→ Given exercise
Leave the pictures out and quote every line from the start of the listing to the line with "stars = [0, 1]", inclusive.

Collected data entries
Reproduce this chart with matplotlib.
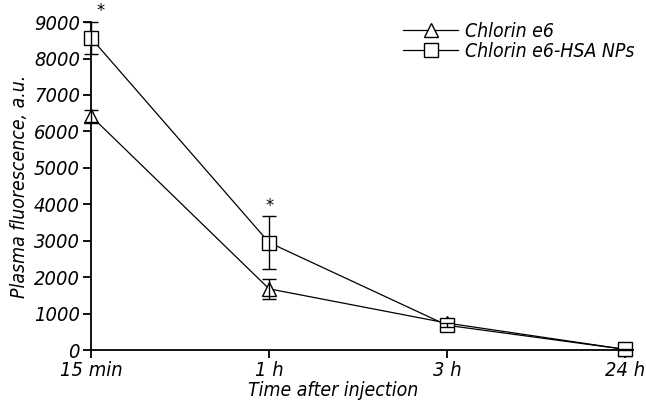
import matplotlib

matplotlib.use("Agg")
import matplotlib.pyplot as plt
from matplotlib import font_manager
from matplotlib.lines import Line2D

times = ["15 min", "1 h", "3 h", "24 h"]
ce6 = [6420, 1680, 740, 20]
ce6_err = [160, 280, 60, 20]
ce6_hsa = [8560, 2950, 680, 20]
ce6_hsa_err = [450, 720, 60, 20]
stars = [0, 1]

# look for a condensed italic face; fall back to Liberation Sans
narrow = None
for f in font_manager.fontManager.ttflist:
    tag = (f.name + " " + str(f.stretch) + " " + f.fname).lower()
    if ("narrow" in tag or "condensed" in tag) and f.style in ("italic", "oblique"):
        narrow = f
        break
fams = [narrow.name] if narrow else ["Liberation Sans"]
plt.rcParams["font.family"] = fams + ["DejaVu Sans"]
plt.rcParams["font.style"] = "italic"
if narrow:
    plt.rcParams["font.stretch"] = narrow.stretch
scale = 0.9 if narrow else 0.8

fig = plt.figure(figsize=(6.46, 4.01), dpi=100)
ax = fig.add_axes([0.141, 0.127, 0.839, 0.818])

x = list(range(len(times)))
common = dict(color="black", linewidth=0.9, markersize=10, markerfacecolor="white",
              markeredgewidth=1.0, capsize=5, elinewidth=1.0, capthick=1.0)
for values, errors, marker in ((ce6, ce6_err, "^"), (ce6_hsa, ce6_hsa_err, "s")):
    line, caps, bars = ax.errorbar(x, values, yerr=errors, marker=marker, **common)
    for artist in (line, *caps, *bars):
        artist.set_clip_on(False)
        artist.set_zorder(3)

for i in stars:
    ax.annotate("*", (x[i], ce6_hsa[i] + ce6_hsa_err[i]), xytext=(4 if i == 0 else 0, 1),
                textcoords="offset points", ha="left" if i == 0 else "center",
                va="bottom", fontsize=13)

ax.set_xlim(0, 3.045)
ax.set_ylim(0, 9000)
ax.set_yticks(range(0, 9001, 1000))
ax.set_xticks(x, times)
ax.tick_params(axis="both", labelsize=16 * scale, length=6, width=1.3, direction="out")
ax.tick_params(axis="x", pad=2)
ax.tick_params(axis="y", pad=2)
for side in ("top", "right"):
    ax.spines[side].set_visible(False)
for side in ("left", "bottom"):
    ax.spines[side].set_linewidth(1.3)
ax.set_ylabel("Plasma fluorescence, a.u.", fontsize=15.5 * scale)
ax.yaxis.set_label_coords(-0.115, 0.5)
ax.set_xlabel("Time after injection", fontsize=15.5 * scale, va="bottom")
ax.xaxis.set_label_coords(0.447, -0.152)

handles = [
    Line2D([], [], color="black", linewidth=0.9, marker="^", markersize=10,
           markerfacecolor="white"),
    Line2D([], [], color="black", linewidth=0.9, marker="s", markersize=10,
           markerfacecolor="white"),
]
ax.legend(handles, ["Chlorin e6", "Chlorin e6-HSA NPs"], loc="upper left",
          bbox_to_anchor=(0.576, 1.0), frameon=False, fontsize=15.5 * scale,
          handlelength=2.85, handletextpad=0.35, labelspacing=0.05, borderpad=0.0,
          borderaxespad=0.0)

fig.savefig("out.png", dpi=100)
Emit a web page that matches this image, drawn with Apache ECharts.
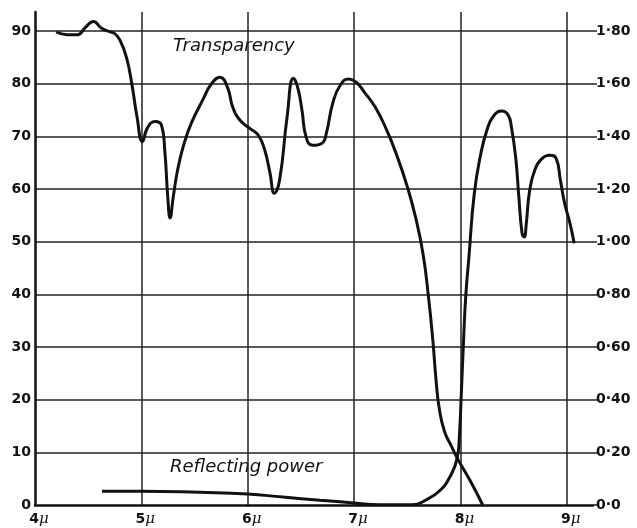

→ Worked solution
Reproduce this chart with matplotlib.
import matplotlib

matplotlib.use("Agg")
import matplotlib.pyplot as plt
from matplotlib import font_manager
from matplotlib.lines import Line2D

times = ["15 min", "1 h", "3 h", "24 h"]
ce6 = [6420, 1680, 740, 20]
ce6_err = [160, 280, 60, 20]
ce6_hsa = [8560, 2950, 680, 20]
ce6_hsa_err = [450, 720, 60, 20]
stars = [0, 1]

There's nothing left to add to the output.